» **Stored records**
· · · · · · ·
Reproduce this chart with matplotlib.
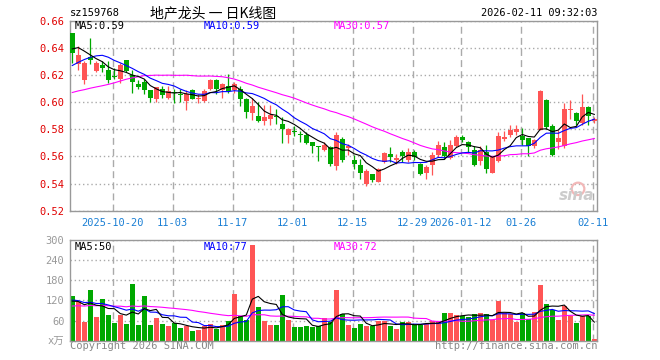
· · · · · · ·
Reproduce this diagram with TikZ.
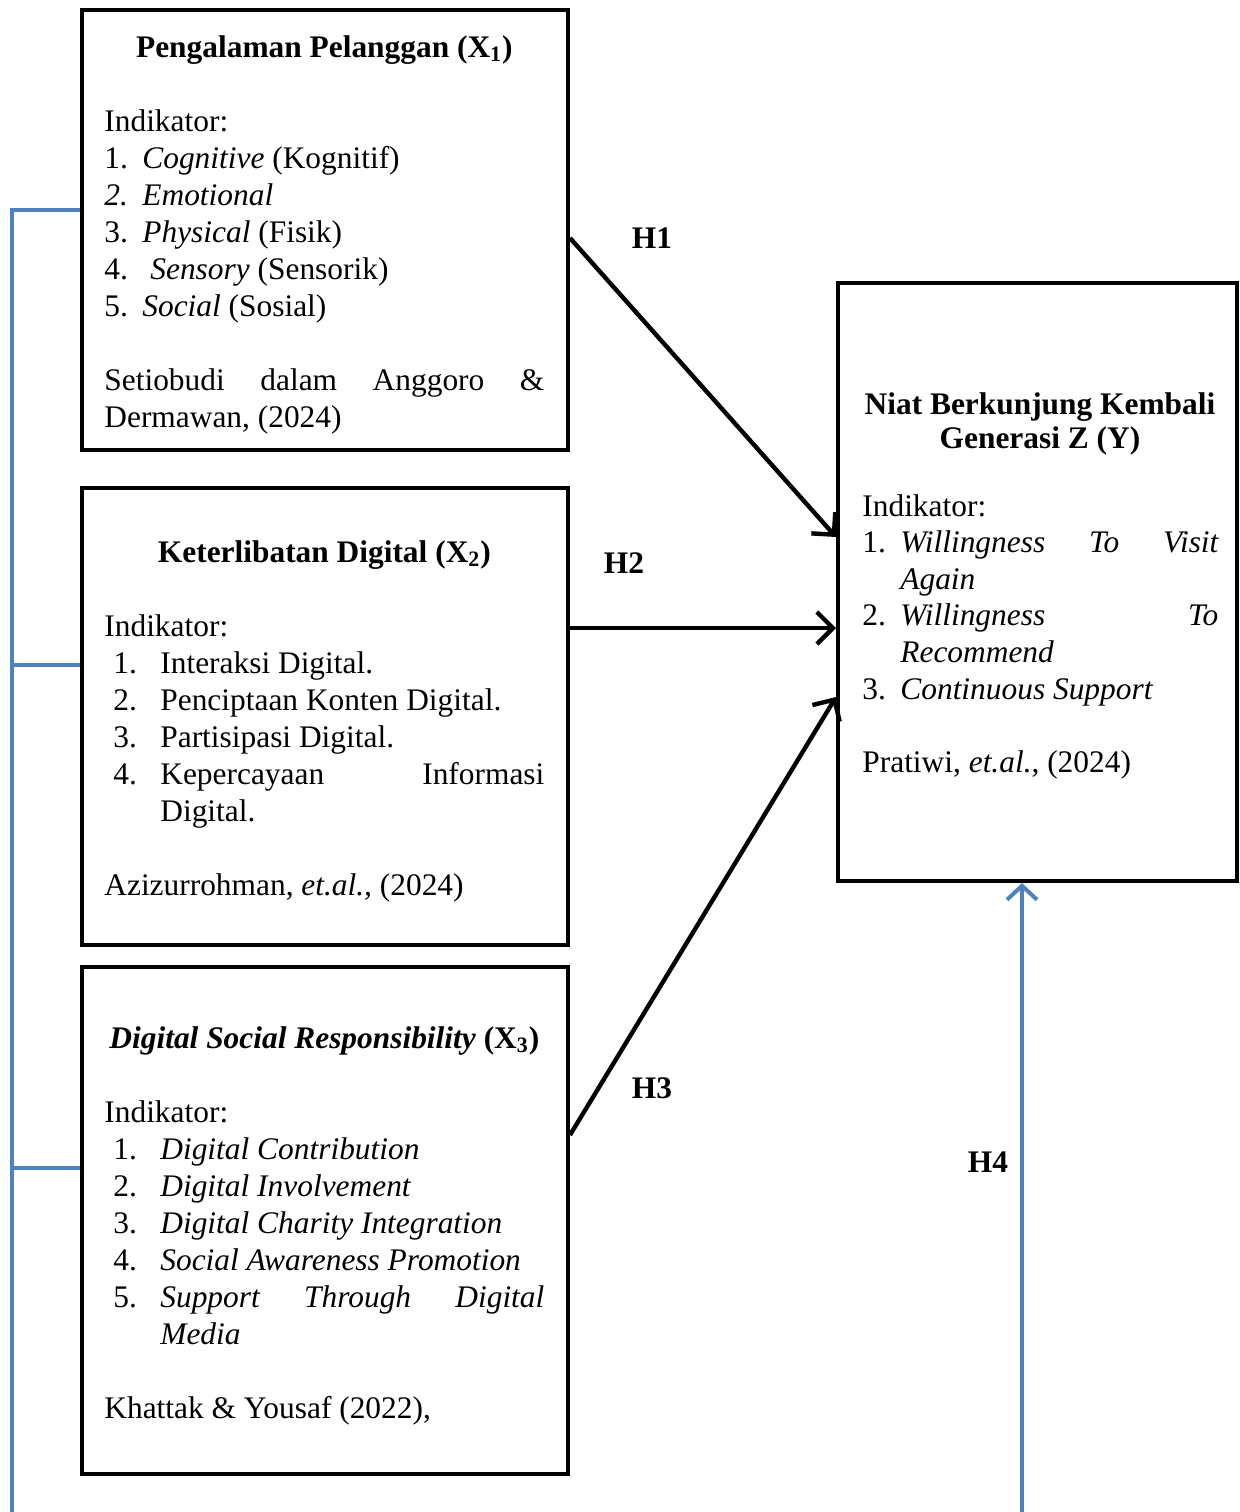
· · · · · · ·
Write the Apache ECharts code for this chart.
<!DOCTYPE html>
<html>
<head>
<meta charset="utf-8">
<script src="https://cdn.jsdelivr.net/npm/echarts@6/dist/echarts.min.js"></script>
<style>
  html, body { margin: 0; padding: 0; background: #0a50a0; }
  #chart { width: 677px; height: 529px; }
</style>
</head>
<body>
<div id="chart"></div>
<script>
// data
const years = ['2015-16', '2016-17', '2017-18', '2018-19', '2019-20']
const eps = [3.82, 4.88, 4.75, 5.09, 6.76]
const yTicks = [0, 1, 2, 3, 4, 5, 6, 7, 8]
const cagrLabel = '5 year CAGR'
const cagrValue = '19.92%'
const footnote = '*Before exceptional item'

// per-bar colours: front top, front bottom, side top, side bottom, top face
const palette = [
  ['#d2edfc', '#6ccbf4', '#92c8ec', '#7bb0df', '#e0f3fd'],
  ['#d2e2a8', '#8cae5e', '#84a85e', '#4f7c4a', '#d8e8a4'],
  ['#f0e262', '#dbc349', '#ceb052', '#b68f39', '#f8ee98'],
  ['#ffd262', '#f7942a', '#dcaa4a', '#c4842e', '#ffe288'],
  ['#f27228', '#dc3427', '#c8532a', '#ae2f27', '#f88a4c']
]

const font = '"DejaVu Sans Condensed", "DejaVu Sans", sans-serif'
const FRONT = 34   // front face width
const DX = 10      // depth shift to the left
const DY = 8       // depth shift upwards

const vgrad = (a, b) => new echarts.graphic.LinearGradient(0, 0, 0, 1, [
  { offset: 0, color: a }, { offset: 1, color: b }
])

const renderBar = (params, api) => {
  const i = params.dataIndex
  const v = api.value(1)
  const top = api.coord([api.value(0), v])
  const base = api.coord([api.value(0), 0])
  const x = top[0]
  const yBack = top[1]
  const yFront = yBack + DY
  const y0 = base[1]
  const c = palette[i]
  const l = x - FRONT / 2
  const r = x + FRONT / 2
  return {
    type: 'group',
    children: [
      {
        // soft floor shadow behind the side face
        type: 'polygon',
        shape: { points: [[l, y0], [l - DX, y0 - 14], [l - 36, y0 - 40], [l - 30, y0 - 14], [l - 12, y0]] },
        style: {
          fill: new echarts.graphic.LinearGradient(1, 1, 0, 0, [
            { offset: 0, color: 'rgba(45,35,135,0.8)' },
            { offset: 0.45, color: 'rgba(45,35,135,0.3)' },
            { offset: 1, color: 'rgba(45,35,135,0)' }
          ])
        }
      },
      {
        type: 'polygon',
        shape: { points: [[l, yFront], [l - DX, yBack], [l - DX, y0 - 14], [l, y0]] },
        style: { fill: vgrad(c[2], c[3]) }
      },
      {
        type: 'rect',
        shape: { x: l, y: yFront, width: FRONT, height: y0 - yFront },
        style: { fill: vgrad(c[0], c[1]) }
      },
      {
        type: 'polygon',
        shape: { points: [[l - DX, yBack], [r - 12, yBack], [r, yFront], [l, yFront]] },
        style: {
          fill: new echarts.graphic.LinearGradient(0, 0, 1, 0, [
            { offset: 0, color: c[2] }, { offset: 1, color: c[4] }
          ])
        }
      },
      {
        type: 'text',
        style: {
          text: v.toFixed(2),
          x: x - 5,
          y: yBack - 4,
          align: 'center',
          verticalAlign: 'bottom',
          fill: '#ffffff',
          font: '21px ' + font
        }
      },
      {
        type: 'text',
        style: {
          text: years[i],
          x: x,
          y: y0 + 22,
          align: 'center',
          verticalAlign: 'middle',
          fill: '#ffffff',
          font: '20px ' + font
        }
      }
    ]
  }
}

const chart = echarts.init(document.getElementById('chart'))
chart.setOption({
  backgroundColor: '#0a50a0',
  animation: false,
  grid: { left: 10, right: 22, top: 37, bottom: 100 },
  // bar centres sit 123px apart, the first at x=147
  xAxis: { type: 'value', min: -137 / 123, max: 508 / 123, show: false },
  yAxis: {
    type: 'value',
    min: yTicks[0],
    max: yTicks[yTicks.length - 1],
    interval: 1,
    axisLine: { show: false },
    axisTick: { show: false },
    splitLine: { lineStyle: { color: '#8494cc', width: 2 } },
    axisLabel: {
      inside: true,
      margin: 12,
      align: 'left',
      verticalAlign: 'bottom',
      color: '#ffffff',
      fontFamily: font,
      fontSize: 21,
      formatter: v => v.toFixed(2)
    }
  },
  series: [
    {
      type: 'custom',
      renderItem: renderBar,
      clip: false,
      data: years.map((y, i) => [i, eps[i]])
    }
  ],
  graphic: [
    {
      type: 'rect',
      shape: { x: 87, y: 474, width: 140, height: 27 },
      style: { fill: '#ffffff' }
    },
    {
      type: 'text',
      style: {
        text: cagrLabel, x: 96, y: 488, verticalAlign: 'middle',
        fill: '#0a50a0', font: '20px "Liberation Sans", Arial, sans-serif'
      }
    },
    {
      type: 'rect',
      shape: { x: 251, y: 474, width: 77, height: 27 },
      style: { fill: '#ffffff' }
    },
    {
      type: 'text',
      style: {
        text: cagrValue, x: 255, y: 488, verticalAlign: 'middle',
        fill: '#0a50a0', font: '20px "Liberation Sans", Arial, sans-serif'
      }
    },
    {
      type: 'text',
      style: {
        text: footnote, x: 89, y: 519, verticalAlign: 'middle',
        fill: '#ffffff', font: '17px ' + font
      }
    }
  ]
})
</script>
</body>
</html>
· · · · · · ·
Above are the entries. Quote exactly the lines from the one bearing "Write the Apache ECharts code for this chart." through the one bearing "const footnote = '*Before exceptional item'".

Write the Apache ECharts code for this chart.
<!DOCTYPE html>
<html>
<head>
<meta charset="utf-8">
<script src="https://cdn.jsdelivr.net/npm/echarts@6/dist/echarts.min.js"></script>
<style>
  html, body { margin: 0; padding: 0; background: #0a50a0; }
  #chart { width: 677px; height: 529px; }
</style>
</head>
<body>
<div id="chart"></div>
<script>
// data
const years = ['2015-16', '2016-17', '2017-18', '2018-19', '2019-20']
const eps = [3.82, 4.88, 4.75, 5.09, 6.76]
const yTicks = [0, 1, 2, 3, 4, 5, 6, 7, 8]
const cagrLabel = '5 year CAGR'
const cagrValue = '19.92%'
const footnote = '*Before exceptional item'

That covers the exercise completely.